Collected material
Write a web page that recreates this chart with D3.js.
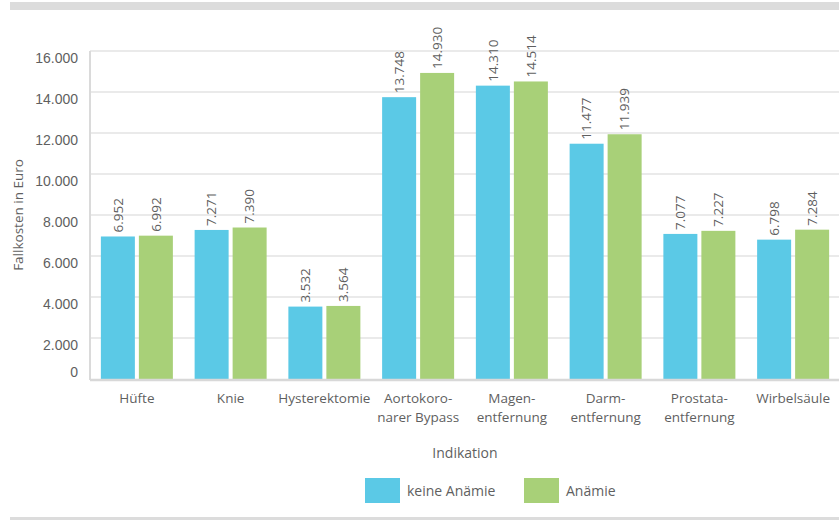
<!DOCTYPE html>
<html>
<head>
<meta charset="utf-8">
<script src="https://cdn.jsdelivr.net/npm/d3@7"></script>
<style>
  body { margin: 0; background: #fff; }
  svg { display: block; font-family: "Open Sans", sans-serif; }
</style>
</head>
<body>
<svg class="chart"></svg>
<script>
// data
var categories = ["Hüfte", "Knie", "Hysterektomie", "Aortokoronarer Bypass", "Magenentfernung", "Darmentfernung", "Prostataentfernung", "Wirbelsäule"];
var categoryLines = [["Hüfte"], ["Knie"], ["Hysterektomie"], ["Aortokoro-", "narer Bypass"], ["Magen-", "entfernung"], ["Darm-", "entfernung"], ["Prostata-", "entfernung"], ["Wirbelsäule"]];
var seriesNames = ["keine Anämie", "Anämie"];
var keineAnaemie = [6952, 7271, 3532, 13748, 14310, 11477, 7077, 6798];
var anaemie = [6992, 7390, 3564, 14930, 14514, 11939, 7227, 7284];
var yTicks = [0, 2000, 4000, 6000, 8000, 10000, 12000, 14000, 16000];
var colors = ["#5bc9e6", "#a8d078"];

var width = 839, height = 520;
var margin = {top: 51, right: 0, bottom: 141, left: 90};
var plotW = 750, plotH = height - margin.top - margin.bottom;

var de = d3.formatLocale({decimal: ",", thousands: ".", grouping: [3], currency: ["", " €"]});
var fmt = de.format(",d");

var data = categories.map(function(c, i) {
  return {cat: c, lines: categoryLines[i], values: [keineAnaemie[i], anaemie[i]]};
});

var svg = d3.select(".chart").attr("width", width).attr("height", height);

// grey bands top and bottom
svg.append("rect").attr("x", 10).attr("y", 2).attr("width", width - 10).attr("height", 8).attr("fill", "#dcdcdc");
svg.append("rect").attr("x", 10).attr("y", 517).attr("width", width - 10).attr("height", 3).attr("fill", "#dcdcdc");

var x0 = d3.scaleBand().domain(categories).range([0, plotW]).paddingInner(0.232).paddingOuter(0.116);
var x1 = d3.scaleBand().domain(seriesNames).range([0, x0.bandwidth()]).paddingInner(4 / 38);
var y = d3.scaleLinear().domain([0, 16000]).range([plotH, 0]);

var chart = svg.append("g").attr("transform", "translate(" + margin.left + "," + margin.top + ")");

// gridlines
chart.append("g").selectAll("line")
  .data(yTicks.filter(function(d) { return d > 0; }))
  .enter().append("line")
  .attr("x1", 0).attr("x2", width - margin.left)
  .attr("y1", function(d) { return y(d); })
  .attr("y2", function(d) { return y(d); })
  .attr("stroke", "#e3e3e3").attr("stroke-width", 1.5);

// y axis
var yAxisG = chart.append("g")
  .call(d3.axisLeft(y).tickValues(yTicks).tickFormat(fmt).tickSize(0).tickPadding(12));
yAxisG.select(".domain").remove();
yAxisG.selectAll("text")
  .attr("fill", "#5f5f5f")
  .style("font-size", "14px")
  .attr("dy", function(d) { return d === 0 ? "-0.15em" : "0.8em"; });

chart.append("line")
  .attr("x1", 0).attr("x2", 0).attr("y1", 0).attr("y2", plotH + 1)
  .attr("stroke", "#dadada").attr("stroke-width", 2);

// bars
var groups = chart.selectAll(".grp")
  .data(data)
  .enter().append("g")
  .attr("class", "grp")
  .attr("transform", function(d) { return "translate(" + x0(d.cat) + ",0)"; });

groups.selectAll("rect")
  .data(function(d) { return d.values.map(function(v, i) { return {s: seriesNames[i], v: v, i: i}; }); })
  .enter().append("rect")
  .attr("x", function(d) { return x1(d.s); })
  .attr("y", function(d) { return y(d.v); })
  .attr("width", x1.bandwidth())
  .attr("height", function(d) { return plotH - y(d.v); })
  .attr("fill", function(d) { return colors[d.i]; });

groups.selectAll(".val")
  .data(function(d) { return d.values.map(function(v, i) { return {s: seriesNames[i], v: v}; }); })
  .enter().append("text")
  .attr("class", "val")
  .attr("transform", function(d) {
    return "translate(" + (x1(d.s) + x1.bandwidth() / 2) + "," + (y(d.v) - 4) + ") rotate(-90)";
  })
  .attr("dy", "0.35em")
  .attr("fill", "#5f5f5f")
  .style("font-size", "13.5px")
  .text(function(d) { return fmt(d.v); });

// baseline
chart.append("line")
  .attr("x1", 0).attr("x2", width - margin.left)
  .attr("y1", plotH + 1).attr("y2", plotH + 1)
  .attr("stroke", "#d8d8d8").attr("stroke-width", 2.5);

// x labels
var xl = chart.selectAll(".xl")
  .data(data)
  .enter().append("text")
  .attr("class", "xl")
  .attr("text-anchor", "middle")
  .attr("fill", "#5f5f5f")
  .style("font-size", "13.5px")
  .attr("transform", function(d) { return "translate(" + (x0(d.cat) + x0.bandwidth() / 2) + "," + (plotH + 24) + ")"; });
xl.selectAll("tspan")
  .data(function(d) { return d.lines; })
  .enter().append("tspan")
  .attr("x", 0)
  .attr("y", function(d, i) { return i * 19; })
  .text(function(d) { return d; });

// axis titles
chart.append("text")
  .attr("x", plotW / 2).attr("y", plotH + 79)
  .attr("text-anchor", "middle")
  .attr("fill", "#5f5f5f")
  .style("font-size", "14px")
  .text("Indikation");

svg.append("text")
  .attr("transform", "translate(23,215) rotate(-90)")
  .attr("text-anchor", "middle")
  .attr("fill", "#5f5f5f")
  .style("font-size", "13.5px")
  .text("Fallkosten in Euro");

// legend
var legX = [365, 524];
var leg = svg.selectAll(".leg")
  .data(seriesNames)
  .enter().append("g")
  .attr("class", "leg")
  .attr("transform", function(d, i) { return "translate(" + legX[i] + ",478)"; });
leg.append("rect").attr("width", 35).attr("height", 25).attr("fill", function(d, i) { return colors[i]; });
leg.append("text")
  .attr("x", 42).attr("y", 13).attr("dy", "0.35em")
  .attr("fill", "#5f5f5f")
  .style("font-size", "14px")
  .text(function(d) { return d; });
</script>
</body>
</html>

What needs to be done
Set the pictures aside and transcribe the data above exactly.

Answer for the task
Write a web page that recreates this chart with D3.js.
<!DOCTYPE html>
<html>
<head>
<meta charset="utf-8">
<script src="https://cdn.jsdelivr.net/npm/d3@7"></script>
<style>
  body { margin: 0; background: #fff; }
  svg { display: block; font-family: "Open Sans", sans-serif; }
</style>
</head>
<body>
<svg class="chart"></svg>
<script>
// data
var categories = ["Hüfte", "Knie", "Hysterektomie", "Aortokoronarer Bypass", "Magenentfernung", "Darmentfernung", "Prostataentfernung", "Wirbelsäule"];
var categoryLines = [["Hüfte"], ["Knie"], ["Hysterektomie"], ["Aortokoro-", "narer Bypass"], ["Magen-", "entfernung"], ["Darm-", "entfernung"], ["Prostata-", "entfernung"], ["Wirbelsäule"]];
var seriesNames = ["keine Anämie", "Anämie"];
var keineAnaemie = [6952, 7271, 3532, 13748, 14310, 11477, 7077, 6798];
var anaemie = [6992, 7390, 3564, 14930, 14514, 11939, 7227, 7284];
var yTicks = [0, 2000, 4000, 6000, 8000, 10000, 12000, 14000, 16000];
var colors = ["#5bc9e6", "#a8d078"];

var width = 839, height = 520;
var margin = {top: 51, right: 0, bottom: 141, left: 90};
var plotW = 750, plotH = height - margin.top - margin.bottom;

var de = d3.formatLocale({decimal: ",", thousands: ".", grouping: [3], currency: ["", " €"]});
var fmt = de.format(",d");

var data = categories.map(function(c, i) {
  return {cat: c, lines: categoryLines[i], values: [keineAnaemie[i], anaemie[i]]};
});

var svg = d3.select(".chart").attr("width", width).attr("height", height);

// grey bands top and bottom
svg.append("rect").attr("x", 10).attr("y", 2).attr("width", width - 10).attr("height", 8).attr("fill", "#dcdcdc");
svg.append("rect").attr("x", 10).attr("y", 517).attr("width", width - 10).attr("height", 3).attr("fill", "#dcdcdc");

var x0 = d3.scaleBand().domain(categories).range([0, plotW]).paddingInner(0.232).paddingOuter(0.116);
var x1 = d3.scaleBand().domain(seriesNames).range([0, x0.bandwidth()]).paddingInner(4 / 38);
var y = d3.scaleLinear().domain([0, 16000]).range([plotH, 0]);

var chart = svg.append("g").attr("transform", "translate(" + margin.left + "," + margin.top + ")");

// gridlines
chart.append("g").selectAll("line")
  .data(yTicks.filter(function(d) { return d > 0; }))
  .enter().append("line")
  .attr("x1", 0).attr("x2", width - margin.left)
  .attr("y1", function(d) { return y(d); })
  .attr("y2", function(d) { return y(d); })
  .attr("stroke", "#e3e3e3").attr("stroke-width", 1.5);

// y axis
var yAxisG = chart.append("g")
  .call(d3.axisLeft(y).tickValues(yTicks).tickFormat(fmt).tickSize(0).tickPadding(12));
yAxisG.select(".domain").remove();
yAxisG.selectAll("text")
  .attr("fill", "#5f5f5f")
  .style("font-size", "14px")
  .attr("dy", function(d) { return d === 0 ? "-0.15em" : "0.8em"; });

chart.append("line")
  .attr("x1", 0).attr("x2", 0).attr("y1", 0).attr("y2", plotH + 1)
  .attr("stroke", "#dadada").attr("stroke-width", 2);

// bars
var groups = chart.selectAll(".grp")
  .data(data)
  .enter().append("g")
  .attr("class", "grp")
  .attr("transform", function(d) { return "translate(" + x0(d.cat) + ",0)"; });

groups.selectAll("rect")
  .data(function(d) { return d.values.map(function(v, i) { return {s: seriesNames[i], v: v, i: i}; }); })
  .enter().append("rect")
  .attr("x", function(d) { return x1(d.s); })
  .attr("y", function(d) { return y(d.v); })
  .attr("width", x1.bandwidth())
  .attr("height", function(d) { return plotH - y(d.v); })
  .attr("fill", function(d) { return colors[d.i]; });

groups.selectAll(".val")
  .data(function(d) { return d.values.map(function(v, i) { return {s: seriesNames[i], v: v}; }); })
  .enter().append("text")
  .attr("class", "val")
  .attr("transform", function(d) {
    return "translate(" + (x1(d.s) + x1.bandwidth() / 2) + "," + (y(d.v) - 4) + ") rotate(-90)";
  })
  .attr("dy", "0.35em")
  .attr("fill", "#5f5f5f")
  .style("font-size", "13.5px")
  .text(function(d) { return fmt(d.v); });

// baseline
chart.append("line")
  .attr("x1", 0).attr("x2", width - margin.left)
  .attr("y1", plotH + 1).attr("y2", plotH + 1)
  .attr("stroke", "#d8d8d8").attr("stroke-width", 2.5);

// x labels
var xl = chart.selectAll(".xl")
  .data(data)
  .enter().append("text")
  .attr("class", "xl")
  .attr("text-anchor", "middle")
  .attr("fill", "#5f5f5f")
  .style("font-size", "13.5px")
  .attr("transform", function(d) { return "translate(" + (x0(d.cat) + x0.bandwidth() / 2) + "," + (plotH + 24) + ")"; });
xl.selectAll("tspan")
  .data(function(d) { return d.lines; })
  .enter().append("tspan")
  .attr("x", 0)
  .attr("y", function(d, i) { return i * 19; })
  .text(function(d) { return d; });

// axis titles
chart.append("text")
  .attr("x", plotW / 2).attr("y", plotH + 79)
  .attr("text-anchor", "middle")
  .attr("fill", "#5f5f5f")
  .style("font-size", "14px")
  .text("Indikation");

svg.append("text")
  .attr("transform", "translate(23,215) rotate(-90)")
  .attr("text-anchor", "middle")
  .attr("fill", "#5f5f5f")
  .style("font-size", "13.5px")
  .text("Fallkosten in Euro");

// legend
var legX = [365, 524];
var leg = svg.selectAll(".leg")
  .data(seriesNames)
  .enter().append("g")
  .attr("class", "leg")
  .attr("transform", function(d, i) { return "translate(" + legX[i] + ",478)"; });
leg.append("rect").attr("width", 35).attr("height", 25).attr("fill", function(d, i) { return colors[i]; });
leg.append("text")
  .attr("x", 42).attr("y", 13).attr("dy", "0.35em")
  .attr("fill", "#5f5f5f")
  .style("font-size", "14px")
  .text(function(d) { return d; });
</script>
</body>
</html>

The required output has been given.